The branding issue you can work around, by wrapping your own UI around Google’s search API. Of course, to do that, there are only a certain number of free searches and beyond that, you have to pay. Which isn’t unreasonable on the face of it, Google is in this case providing a service and not getting any branding or advertising sugar out of the deal.
Use an Open-Source Tool · There are any number of open-source tools out there for searching. Rather than pick one or two from the pack and give pointers to them, I’ll give a short list of a few of the better-known names; if you cut and paste this into Google, you’ll reliably get some survey sites that will mention all the ones worth looking at. Here goes: Lucene, ht://dig, SWISH-E.
Check ’em out yourself; there are a few webloggers out there who are using these things. So far, I’m unsatisfied. Each of the ones I’ve looked at has a problem (lightly/poorly maintained, scalability problems, lack of internationalization, awkward API).
But there is some good stuff out there; for example Slashdot’s search engine seems to run smooth, clean, and fast.
JY Stervinou, Ray G from Yahoo, Damien Bonvillain, and Robin Berjon wrote to let explain that it uses Mysql’s search builtins, but refuses to search for words of less than four characters; hmm.

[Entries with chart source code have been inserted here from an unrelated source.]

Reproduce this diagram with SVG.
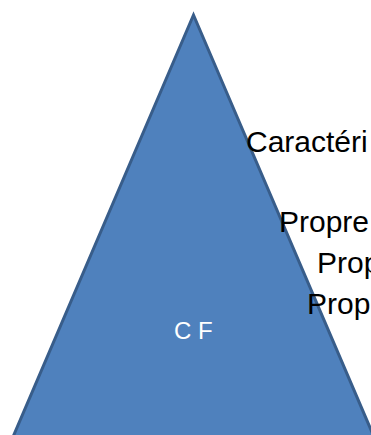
<svg xmlns="http://www.w3.org/2000/svg" width="371" height="435" viewBox="0 0 371 435">
<style>
.tri{fill:#4F81BD;stroke:#385D8A;stroke-width:3;stroke-linejoin:miter}
.lbl{font-family:"Liberation Sans",Arial,sans-serif;font-size:30px;fill:#000}
.in{font-family:"Liberation Sans",Arial,sans-serif;font-size:24px;fill:#fff}
</style>
<rect width="371" height="435" fill="#fff"/>
<g id="triangle">
<polygon class="tri" points="193.5,15 401,500 -14,500"/>
<text class="in" x="174" y="339">C F</text>
</g>
<g id="labels">
<text class="lbl" x="246" y="152">Caractéri</text>
<text class="lbl" x="279" y="232">Propre</text>
<text class="lbl" x="317" y="273">Prop</text>
<text class="lbl" x="307" y="314">Prop</text>
</g>
<g id="connectors"></g>
</svg>
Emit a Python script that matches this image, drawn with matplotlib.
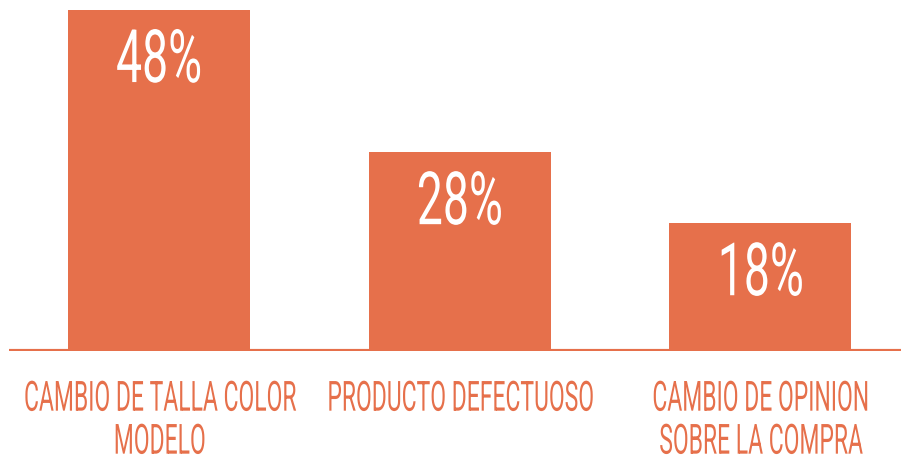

What We Need · What we need is for Apache to come out-of-the-box with a built-in search capability that you just push a button and it works, and it’s fast, and doesn’t need much care and feeding, and it’s internationalized, and it has the right API for when you want to get fancy.
Building one would be nontrivial, but not really backbreaking either, since you probably wouldn’t have to start from scratch. I’ll have lots more to say on that.